Словом, человеческая история настолько многообразна, запутана, перегружена всякого рода случайностями «энного порядка», что вникнуть во все детали, охватить их одним взглядом, вывести таким образом определяющую координату никак не удается. Но если историю в целом, отвлекаясь от бездны частностей, рассматривать опять же как уже знакомый нам «черный ящик», то«на входе» его, во мгле ушедших тысячелетий, мы видим стадную особь, духовно не отличимую от ее собратьев, тогда как «на выходе», в эпоху, называемую нами Новым временем, – человеческую индивидуальность. Более того – личность. И значит, вся мировая история есть развитие от особи к личности.
Но что же это такое – личность? Сотни копий сломано в попытках дать исчерпывающее определение этому понятию. В быту ему обычно придается оценочная окраска: умный, благородный, деятельный, одним словом, «положительный» – «личность». Попытаемся вложить в столь важное здесь понятие строгое терминологическое содержание. А для этого коснёмся самого генезиса личности, ее биосоциальных корней.
В жизнедеятельности организмов очевидны два процесса, неразрывно связанных один с другим: приспособляемость к среде обитания и ее преодоление. При восхождении по эволюционной лестнице все явственнее проступает вторая сторона. Человек уже и вовсе не приспосабливается к природной среде, создает «вторую природу». (Поэтому, кстати, он так беспомощен вне ее: безоружный, вне жилища, тем более без одежды… Многие животные также создают жилища, но не залегший в берлогу на зиму медведь – «шатун» – благополучно доживает до весны.)
В социальной сфере мы видим все то же развитие – от пассивной покорности обстоятельствам (поведение человека родового строя, позднее – так называемый восточный фатализм) до активного их преодоления, общественной борьбы. Если даже иметь в виду только одну эпоху, современников, живущих в разных странах, то и здесь очевидно резкое различие в поведении людей в обществе, где человек лишь служит государству, «винтик», и в другом, где государство так или иначе служит человеку. В первом случае индивид, сознавая, что от него лично ничего не зависит, стремится максимально приспособиться, «притереться» к системе, слиться с ней, рассчитывая, что она «вывезет»,тогда как в другом человек склонен положиться на собственную предприимчивость; он готов превозмочь трудности, преследуя личный интерес. Уже он в ином качественном состоянии, он – личность. Активность личности создает общественное богатство.
Определить абсолютный рубеж постепенного качественного изменения (вот, дескать, это еще не личность, а это уже – она!), разумеется, немыслимо.
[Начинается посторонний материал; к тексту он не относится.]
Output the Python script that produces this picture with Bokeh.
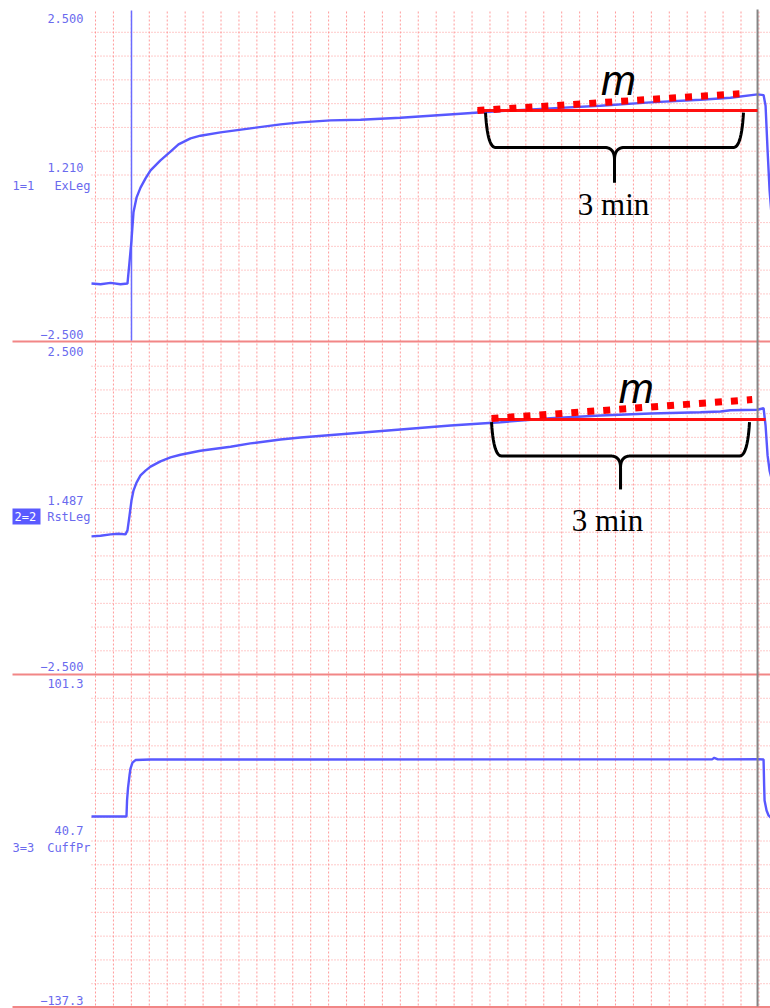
import numpy as np
from bokeh.plotting import figure
from bokeh.models import Range1d
from bokeh.core.properties import value
from bokeh.embed import file_html
from bokeh.resources import INLINE

# ---------------- data ----------------
# Channel 1: ExLeg (time s, signal)
ex_t = [0.0, 6.3, 13.3, 20.2, 25.1, 26.5, 27.9, 29.3, 31.4, 34.2, 37.7, 41.2, 48.1, 55.1, 60.7,
        69.1, 76.0, 90.0, 110.9, 131.9, 145.8, 166.8, 187.7, 215.6, 236.5, 257.5, 285.4, 320.2,
        355.1, 390.0, 424.9, 445.8, 464.7, 468.9, 470.3, 471.7, 473.1, 474.5]
ex_v = [-1.63, -1.64, -1.62, -1.64, -1.63, -1.31, -0.98, -0.56, -0.34, -0.19, -0.05, 0.07, 0.22,
        0.35, 0.46, 0.55, 0.59, 0.64, 0.70, 0.76, 0.79, 0.82, 0.83, 0.86, 0.89, 0.92, 0.96, 1.00,
        1.04, 1.09, 1.13, 1.16, 1.21, 1.20, 1.04, 0.37, -0.23, -0.61]

# Channel 2: RstLeg
rs_t = [0.0, 6.3, 13.3, 18.8, 23.7, 25.1, 26.5, 27.9, 29.3, 31.4, 34.2, 37.7, 41.2, 48.1, 55.1,
        62.1, 76.0, 97.0, 110.9, 131.9, 145.8, 180.7, 215.6, 250.5, 285.4, 320.2, 355.1, 390.0,
        424.9, 438.9, 445.8, 464.7, 468.9, 470.3, 471.7, 473.1, 474.5]
rs_v = [-0.42, -0.41, -0.39, -0.38, -0.39, -0.33, -0.11, 0.12, 0.27, 0.39, 0.50, 0.57, 0.63, 0.71,
        0.77, 0.81, 0.87, 0.93, 0.98, 1.04, 1.07, 1.13, 1.19, 1.25, 1.30, 1.36, 1.40, 1.43, 1.45,
        1.46, 1.48, 1.487, 1.51, 1.25, 0.80, 0.57, 0.45]

# Channel 3: CuffPr
cp_t = [0.0, 24.4, 24.8, 25.5, 26.5, 27.2, 28.6, 30.7, 41.2, 145.8, 300.0, 433.0, 434.5, 437.0,
        464.7, 468.9, 469.3, 469.6, 471.0, 472.4, 474.5]
cp_v = [-0.4, -0.4, 11.0, 20.3, 28.9, 33.9, 38.2, 40.0, 40.4, 40.4, 40.5, 40.5, 41.6, 40.5,
        40.7, 40.4, 21.8, 11.0, 3.9, 0.3, -1.9]

# channel scales and labels
ch_top = [2.5, 2.5, 101.3]
ch_bot = [-2.5, -2.5, -137.3]
top_labels = ["2.500", "2.500", "101.3"]
mid_labels = ["1.210", "1.487", "40.7"]
bot_labels = ["\u22122.500", "\u22122.500", "\u2212137.3"]
ch_ids = ["1=1", "2=2", "3=3"]
ch_names = ["ExLeg", "RstLeg", "CuffPr"]

event_t = 27.9      # event marker (channel 1)
cursor_t = 464.7    # cursor

# slope annotations: [channel1, channel2]
fit_t0 = [269.3, 279.1]
fit_t1 = [464.7, 470.3]
fit_v = [0.968, 1.34]
slope_t0 = [269.3, 279.1]
slope_t1 = [452.1, 461.0]
slope_v0 = [0.968, 1.355]
slope_v1 = [1.22, 1.64]
brace_t0 = [274.9, 279.1]
brace_t1 = [454.9, 459.1]
brace_top = [0.938, 1.30]
brace_bot = [0.413, 0.79]
brace_tip = [-0.113, 0.29]
m_pos = [(367.7, 1.419), (380.0, 1.81)]
min_pos = [(364.2, -0.443), (360.0, -0.18)]
brace_text = "3 min"

# ---------------- layout ----------------
W, H = 770, 1008
SPP = 0.6977                     # seconds per pixel
LEFT = 91                        # left edge of chart area (px)
T0 = -LEFT * SPP
T1 = T0 + W * SPP
panels = [(8, 341), (342, 674), (674, 1007)]   # pixel rows (top, bottom)
GRID_T0, GRID_DT, NGRID_X = 2.8, 12.51, 38
NDIV = 14

p = figure(width=W, height=H, x_range=Range1d(T0, T1), y_range=Range1d(H, 0),
           x_axis_type=None, y_axis_type=None, output_backend="svg",
           toolbar_location=None, min_border=0)
p.outline_line_color = None
p.background_fill_color = "white"
p.border_fill_color = "white"
p.extra_x_ranges = {"px": Range1d(0, W)}
for i, (top, bot) in enumerate(panels):
    upp = (ch_top[i] - ch_bot[i]) / (bot - top)
    p.extra_y_ranges[f"c{i}"] = Range1d(ch_bot[i] - (H - bot) * upp, ch_top[i] + top * upp)

GRID = "#ff8a8a"
# vertical grid
gx = [GRID_T0 + k * GRID_DT for k in range(NGRID_X)]
p.segment(x0=gx, x1=gx, y0=[11] * len(gx), y1=[1006] * len(gx), line_color=GRID,
          line_width=1, line_dash="2 2", line_alpha=0.85)
# horizontal grid
hy = []
for top, bot in panels:
    hy += [top + k * (bot - top) / NDIV for k in range(1, NDIV)]
p.segment(x0=[LEFT] * len(hy), x1=[W] * len(hy), y0=hy, y1=hy, x_range_name="px",
          line_color=GRID, line_width=1, line_dash="1 2", line_alpha=0.9)
# separators
sep_y = [341, 674, 1006.5]
p.segment(x0=[12] * 3, x1=[W] * 3, y0=sep_y, y1=sep_y, x_range_name="px",
          line_color="#f28686", line_width=2)

# event marker and cursor
p.segment(x0=[event_t], x1=[event_t], y0=[10], y1=[340], line_color="#6b6bff", line_width=1.5)

TRACE = "#5858ff"
for i, (t, v) in enumerate([(ex_t, ex_v), (rs_t, rs_v), (cp_t, cp_v)]):
    p.line(t, v, y_range_name=f"c{i}", line_color=TRACE, line_width=2.4)

p.segment(x0=[cursor_t], x1=[cursor_t], y0=[9], y1=[1006], line_color="#858585", line_width=2)

# labels
LBL = "#6a6aee"
lab_kw = dict(x_range_name="px", text_font=value("DejaVu Sans Mono"), text_font_size="12px",
              text_baseline="middle")
ty = [18, 351, 683]
my = [167, 500, 830]
by = [334, 666, 1000]
iy = [185, 516, 847]
p.text(x=[83] * 3, y=ty, text=top_labels, text_align="right", text_color=LBL, **lab_kw)
p.text(x=[83] * 3, y=my, text=mid_labels, text_align="right", text_color=LBL, **lab_kw)
p.text(x=[83] * 3, y=by, text=bot_labels, text_align="right", text_color=LBL, **lab_kw)
p.quad(left=[12], right=[40], top=[508], bottom=[524], x_range_name="px",
       fill_color="#5a5aff", line_color=None)
p.text(x=[12, 14, 12], y=iy, text=ch_ids, text_align="left",
       text_color=[LBL, "white", LBL], **lab_kw)
p.text(x=[90] * 3, y=iy, text=ch_names, text_align="right", text_color=LBL, **lab_kw)


def qbez(p0, p1, p2, n=14):
    s = np.linspace(0, 1, n)
    x = (1 - s) ** 2 * p0[0] + 2 * (1 - s) * s * p1[0] + s ** 2 * p2[0]
    y = (1 - s) ** 2 * p0[1] + 2 * (1 - s) * s * p1[1] + s ** 2 * p2[1]
    return list(x), list(y)


for i in range(2):
    yr = f"c{i}"
    # red fitted horizontal line and dotted slope line
    p.line([fit_t0[i], fit_t1[i]], [fit_v[i], fit_v[i]], y_range_name=yr,
           line_color="#ff1010", line_width=3)
    p.line([slope_t0[i], slope_t1[i]], [slope_v0[i], slope_v1[i]], y_range_name=yr,
           line_color="#ff0000", line_width=7, line_dash="7 9")
    # curly brace
    a, b = brace_t0[i], brace_t1[i]
    tm = (a + b) / 2
    vt, vb, vp = brace_top[i], brace_bot[i], brace_tip[i]
    ct = 10 * SPP
    vmid = vb - 0.35 * (vb - vp)
    lx, ly = qbez((a, vt), (a + 2 * SPP, vb), (a + ct, vb))
    cx, cy = qbez((tm - ct, vb), (tm, vb), (tm, vmid))
    p.line(lx + cx + [tm], ly + cy + [vp], y_range_name=yr, line_color="black", line_width=3)
    rx, ry = qbez((b, vt), (b - 2 * SPP, vb), (b - ct, vb))
    cx2, cy2 = qbez((tm + ct, vb), (tm, vb), (tm, vmid))
    p.line(rx + cx2 + [tm], ry + cy2 + [vp], y_range_name=yr, line_color="black", line_width=3)
    p.text(x=[m_pos[i][0]], y=[m_pos[i][1]], text=["m"], y_range_name=yr,
           text_font=value("Liberation Sans"), text_font_style="italic", text_font_size="42px",
           text_align="center", text_baseline="middle", text_color="black")
    p.text(x=[min_pos[i][0]], y=[min_pos[i][1]], text=[brace_text], y_range_name=yr,
           text_font=value("Liberation Serif"), text_font_size="31px",
           text_align="center", text_baseline="middle", text_color="black")

open("out.html", "w").write(file_html(p, INLINE))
Но сравним среднего современного европейца с его античным пращуром. В мировоззрении древнего грека, хотя бы и в ярчайшую эпоху Перикла, судьба, фатум, всеохватывающий рок играли решающую роль. Человек стремился к тому, что, как ему казалось, назначено было самой судьбой. Рок движет поступками всех греческих литературных героев; сами над собой они не властны. В общем, это еще отголосок первобытного табу…
Тогда как наш современник, даже так называемый обыватель, вовсе не склонен доверяться судьбе и обычно сознает себя кузнецом своего счастья. Даже приспособленчество этого обывателя вполне осмысленно, проще говоря, цинично, но это куда больше свидетельствует в пользу личности (мы лишили этот термин эмоциональной окраски), чем конформизм неосознанный, почти инстинктивный, безвыходный. Личность это еще и свобода воли.
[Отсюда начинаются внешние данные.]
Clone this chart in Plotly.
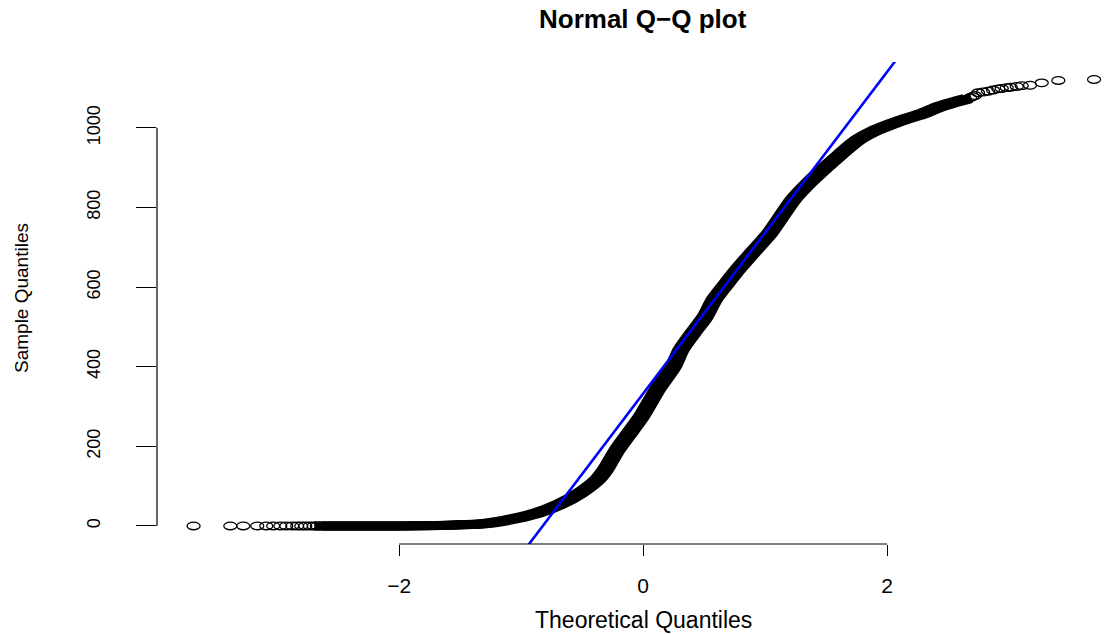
import plotly.graph_objects as go

# ---- data -----------------------------------------------------------------
# dense part of the normal Q-Q curve (theoretical quantile, sample quantile)
band_theo = [-2.664, -1.992, -1.664, -1.500, -1.336, -1.200, -1.066, -0.869,
             -0.680, -0.516, -0.377, -0.311, -0.213, -0.016, 0.115, 0.246,
             0.311, 0.410, 0.508, 0.582, 0.689, 0.795, 0.918, 1.041, 1.230,
             1.369, 1.475, 1.615, 1.754, 1.885, 2.025, 2.164, 2.295, 2.434,
             2.598, 2.660]
band_samp = [0.0, 0.0, 1.3, 2.8, 5.0, 10.0, 17.6, 32.7,
             55.3, 83.0, 115.7, 140.8, 191.1, 274.1, 342.0, 399.8,
             442.5, 485.3, 525.5, 568.3, 611.0, 651.2, 694.0, 736.7, 819.7,
             865.0, 895.1, 932.9, 968.1, 990.7, 1008.3, 1023.4, 1036.0, 1053.6,
             1068.6, 1073.5]

# individually visible points in the lower tail
low_theo = [-3.686, -3.385, -3.279, -3.164, -3.090, -3.033, -2.975, -2.926,
            -2.877, -2.836, -2.803, -2.770, -2.735, -2.702, -2.675]
low_samp = [0.0] * len(low_theo)

# individually visible points in the upper tail
high_theo = [3.697, 3.404, 3.268, 3.172, 3.104, 3.063, 3.014, 2.981,
             2.940, 2.912, 2.869, 2.828, 2.787, 2.746, 2.721, 2.700, 2.680]
high_samp = [1121.5, 1119.0, 1113.0, 1107.0, 1106.0, 1104.0, 1102.0, 1101.0,
             1099.0, 1098.0, 1095.0, 1092.0, 1090.0, 1088.0, 1081.2, 1078.5,
             1075.5]

# reference line through the quartiles
quart_theo = [-0.6745, 0.6745]
quart_samp = [60.0, 605.0]

x_ticks = [-2, 0, 2]
x_tick_text = ["\u22122", "0", "2"]
y_ticks = [0, 200, 400, 600, 800, 1000]

# ---- layout constants ---------------------------------------------------------
W, H = 1106, 634
ML, MR, MT, MB = 157, 0, 62, 90
XMIN, XMAX = -3.986, 3.795
YMIN, YMAX = -45.3, 1165.4
FONT = "Liberation Sans, Arial, Helvetica, sans-serif"

px_per_x = (W - ML - MR) / (XMAX - XMIN)

fig = go.Figure()

# thick band of overlapping open circles, drawn as a heavy stroke smeared sideways
for shift_px in (-4, 0, 4):
    dx = shift_px / px_per_x
    fig.add_trace(go.Scatter(
        x=[v + dx for v in band_theo], y=band_samp, mode="lines",
        line=dict(color="black", width=9, shape="spline", smoothing=0.7),
        hoverinfo="skip", showlegend=False,
    ))

# qqline: straight line through the first and third quartiles
slope = (quart_samp[1] - quart_samp[0]) / (quart_theo[1] - quart_theo[0])
icpt = quart_samp[0] - slope * quart_theo[0]
fig.add_trace(go.Scatter(
    x=[XMIN, XMAX], y=[icpt + slope * XMIN, icpt + slope * XMAX], mode="lines",
    line=dict(color="#0000ff", width=2.6), hoverinfo="skip", showlegend=False,
))

# open elliptical symbols for the sparse tail points
shapes = []
for xv, yv in list(zip(low_theo, low_samp)) + list(zip(high_theo, high_samp)):
    shapes.append(dict(
        type="circle", xref="x", yref="y",
        xsizemode="pixel", ysizemode="pixel",
        xanchor=xv, yanchor=yv, x0=-6.5, x1=6.5, y0=-3.8, y1=3.8,
        line=dict(color="black", width=1.3), fillcolor="rgba(0,0,0,0)",
    ))

# axis lines spanning only the outer ticks
shapes.append(dict(type="line", xref="x", yref="paper",
                   x0=x_ticks[0], x1=x_ticks[-1], y0=0, y1=0,
                   line=dict(color="black", width=1.2)))
shapes.append(dict(type="line", xref="paper", yref="y",
                   x0=0, x1=0, y0=y_ticks[0], y1=y_ticks[-1],
                   line=dict(color="black", width=1.2)))

plot_h = H - MT - MB
plot_w = W - ML - MR

fig.update_layout(
    template="none",
    width=W, height=H,
    margin=dict(l=ML, r=MR, t=MT, b=MB, pad=0),
    paper_bgcolor="white", plot_bgcolor="white",
    showlegend=False,
    font=dict(family=FONT, color="black"),
    shapes=shapes,
    xaxis=dict(
        range=[XMIN, XMAX], showgrid=False, zeroline=False, showline=False,
        tickmode="array", tickvals=x_ticks, ticktext=x_tick_text,
        ticks="outside", ticklen=11, tickwidth=1.2, tickcolor="black",
        tickfont=dict(size=21, family=FONT), ticklabelstandoff=12,
        automargin=False, fixedrange=True,
    ),
    yaxis=dict(
        range=[YMIN, YMAX], showgrid=False, zeroline=False, showline=False,
        tickmode="array", tickvals=y_ticks, tickangle=-90,
        ticks="outside", ticklen=20, tickwidth=1.2, tickcolor="black",
        tickfont=dict(size=18, family=FONT), ticklabelstandoff=29,
        automargin=False, fixedrange=True,
    ),
    annotations=[
        dict(text="<b>Normal Q\u2212Q plot</b>", xref="x", yref="paper",
             x=0, y=(H - MB - 18.8) / plot_h, xanchor="center", yanchor="middle",
             showarrow=False, font=dict(size=26, family=FONT)),
        dict(text="Theoretical Quantiles", xref="x", yref="paper",
             x=0, y=-(620 - (H - MB)) / plot_h, xanchor="center", yanchor="middle",
             showarrow=False, font=dict(size=23, family=FONT)),
        dict(text="Sample Quantiles", xref="paper", yref="paper",
             x=(21 - ML) / plot_w, y=(H - MB - 298) / plot_h,
             xanchor="center", yanchor="middle", textangle=-90,
             showarrow=False, font=dict(size=19, family=FONT)),
    ],
)

fig.write_html("out.html", config={"displayModeBar": False})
Вся история в конце концов – это борьба личностного в человеке с коммунальным, пассирным началом. Как сосуществуют рядом разные общества, так в каждом намешаны очень разные индивиды: в одних ярко выражена личностная суть, в других – еле брезжит. Энергия общества да и хозяйственная производительность определяются соотношением тех и других. «Парма не может быть республикой, потому что* Парме нет республиканцев» – так язвительно характеризовал Стендаль гнетущую атмосферу тиранического княжества, где у человека отнято право быть самим собой.
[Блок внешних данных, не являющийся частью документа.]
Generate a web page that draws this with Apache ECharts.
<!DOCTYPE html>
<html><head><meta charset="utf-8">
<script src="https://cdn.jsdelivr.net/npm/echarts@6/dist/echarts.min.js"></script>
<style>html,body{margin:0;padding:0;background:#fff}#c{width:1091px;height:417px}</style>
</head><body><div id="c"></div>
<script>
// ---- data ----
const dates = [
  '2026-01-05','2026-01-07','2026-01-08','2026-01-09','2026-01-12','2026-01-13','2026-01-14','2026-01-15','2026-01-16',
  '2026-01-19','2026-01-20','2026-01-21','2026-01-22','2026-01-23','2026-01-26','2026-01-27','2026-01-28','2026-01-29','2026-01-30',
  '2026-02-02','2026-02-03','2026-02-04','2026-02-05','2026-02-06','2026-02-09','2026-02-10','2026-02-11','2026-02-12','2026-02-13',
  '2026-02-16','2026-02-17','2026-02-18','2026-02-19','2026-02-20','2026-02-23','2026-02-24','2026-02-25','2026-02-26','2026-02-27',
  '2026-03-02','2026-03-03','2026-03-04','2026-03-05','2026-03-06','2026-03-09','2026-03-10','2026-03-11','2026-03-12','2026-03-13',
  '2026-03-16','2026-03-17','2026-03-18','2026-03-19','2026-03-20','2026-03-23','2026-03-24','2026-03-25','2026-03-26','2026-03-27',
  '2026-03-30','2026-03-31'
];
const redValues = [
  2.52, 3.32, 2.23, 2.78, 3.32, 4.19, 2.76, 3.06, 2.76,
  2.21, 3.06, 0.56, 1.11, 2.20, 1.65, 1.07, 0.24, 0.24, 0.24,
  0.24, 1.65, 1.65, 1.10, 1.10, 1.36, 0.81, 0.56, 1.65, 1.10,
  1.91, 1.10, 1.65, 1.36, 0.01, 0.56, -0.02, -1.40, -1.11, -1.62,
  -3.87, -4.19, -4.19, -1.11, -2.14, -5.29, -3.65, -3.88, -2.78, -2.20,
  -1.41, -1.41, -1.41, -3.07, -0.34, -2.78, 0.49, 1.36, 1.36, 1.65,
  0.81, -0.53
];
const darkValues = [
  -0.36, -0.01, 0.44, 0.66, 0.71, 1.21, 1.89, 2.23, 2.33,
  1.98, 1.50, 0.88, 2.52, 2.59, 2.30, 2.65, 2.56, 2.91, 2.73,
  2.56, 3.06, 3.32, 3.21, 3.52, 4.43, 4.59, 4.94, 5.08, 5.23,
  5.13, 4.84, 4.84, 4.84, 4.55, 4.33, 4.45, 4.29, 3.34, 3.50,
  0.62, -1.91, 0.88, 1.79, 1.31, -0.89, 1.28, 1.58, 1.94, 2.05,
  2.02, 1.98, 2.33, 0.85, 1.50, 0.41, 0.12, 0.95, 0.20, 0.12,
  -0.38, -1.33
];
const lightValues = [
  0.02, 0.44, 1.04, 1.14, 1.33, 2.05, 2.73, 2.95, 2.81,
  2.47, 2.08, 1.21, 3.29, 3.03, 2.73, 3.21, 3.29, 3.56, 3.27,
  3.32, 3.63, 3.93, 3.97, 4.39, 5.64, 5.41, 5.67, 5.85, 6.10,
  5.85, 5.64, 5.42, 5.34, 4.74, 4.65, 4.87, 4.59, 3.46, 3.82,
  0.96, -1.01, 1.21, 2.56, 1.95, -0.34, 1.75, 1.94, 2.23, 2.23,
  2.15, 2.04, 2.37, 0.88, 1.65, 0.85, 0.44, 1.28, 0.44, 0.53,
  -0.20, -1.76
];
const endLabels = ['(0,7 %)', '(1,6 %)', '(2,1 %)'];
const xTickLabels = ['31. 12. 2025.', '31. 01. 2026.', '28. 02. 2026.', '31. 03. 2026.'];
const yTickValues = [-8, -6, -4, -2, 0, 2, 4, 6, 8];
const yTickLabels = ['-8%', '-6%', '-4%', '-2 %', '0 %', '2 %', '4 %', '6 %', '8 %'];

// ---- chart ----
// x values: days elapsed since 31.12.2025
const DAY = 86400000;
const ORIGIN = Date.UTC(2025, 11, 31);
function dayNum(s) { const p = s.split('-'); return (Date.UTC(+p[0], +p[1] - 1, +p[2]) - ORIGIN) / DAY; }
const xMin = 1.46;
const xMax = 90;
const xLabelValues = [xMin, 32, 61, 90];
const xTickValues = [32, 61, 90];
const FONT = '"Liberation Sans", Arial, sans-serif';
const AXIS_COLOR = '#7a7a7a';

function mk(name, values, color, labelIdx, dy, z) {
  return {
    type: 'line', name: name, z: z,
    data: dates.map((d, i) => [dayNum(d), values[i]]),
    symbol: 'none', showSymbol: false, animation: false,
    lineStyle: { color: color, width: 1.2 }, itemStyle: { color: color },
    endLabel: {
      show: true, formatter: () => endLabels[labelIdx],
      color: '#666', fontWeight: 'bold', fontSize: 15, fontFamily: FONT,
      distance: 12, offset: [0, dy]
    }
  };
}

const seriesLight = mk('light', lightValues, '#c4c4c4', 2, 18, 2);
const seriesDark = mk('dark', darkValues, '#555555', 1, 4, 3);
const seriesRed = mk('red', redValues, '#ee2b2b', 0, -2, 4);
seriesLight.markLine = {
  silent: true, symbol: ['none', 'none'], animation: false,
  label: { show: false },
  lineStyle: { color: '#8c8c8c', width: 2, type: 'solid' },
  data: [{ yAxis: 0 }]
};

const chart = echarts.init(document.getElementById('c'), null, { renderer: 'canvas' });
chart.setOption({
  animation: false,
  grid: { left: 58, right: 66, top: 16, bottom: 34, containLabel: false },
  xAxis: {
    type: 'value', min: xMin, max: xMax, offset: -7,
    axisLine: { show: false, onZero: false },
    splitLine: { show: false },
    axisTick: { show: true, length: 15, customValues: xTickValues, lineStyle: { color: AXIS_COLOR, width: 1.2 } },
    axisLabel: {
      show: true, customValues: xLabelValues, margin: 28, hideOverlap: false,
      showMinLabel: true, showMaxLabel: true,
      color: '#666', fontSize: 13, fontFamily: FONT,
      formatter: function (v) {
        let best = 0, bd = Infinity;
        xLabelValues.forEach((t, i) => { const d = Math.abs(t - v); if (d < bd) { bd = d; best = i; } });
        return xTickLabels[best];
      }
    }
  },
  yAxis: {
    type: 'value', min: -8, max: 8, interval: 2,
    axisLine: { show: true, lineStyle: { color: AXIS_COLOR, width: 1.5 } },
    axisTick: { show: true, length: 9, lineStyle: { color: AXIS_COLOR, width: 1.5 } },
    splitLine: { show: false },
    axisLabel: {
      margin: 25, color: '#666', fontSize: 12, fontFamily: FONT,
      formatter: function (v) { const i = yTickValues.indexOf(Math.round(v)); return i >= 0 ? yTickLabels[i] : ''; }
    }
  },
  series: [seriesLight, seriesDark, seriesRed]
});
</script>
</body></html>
Потому что личностное – как потенция – коренится в самой человеческой природе. Наука встает подчас в тупик, сталкиваясь с загадочным Феноменом так называемых резервов мозга, как бы запрограммированности на нечто неизмеримо большее, чем требуется для повседневной жизни, для элементарного выживания и воспроизводства себе подобных. Для столь утилитарной цели, для того чтобы перешагнуть порог естественного отбора, надо ли быть талантливым? Ну а гениальность по здравому размышлению выглядящая едва ли не противоестественной? Не кажется ли, что гений явился к нам откуда-то из будущего, где его чрезвычайные возможности были как-то вполне практически задействованы?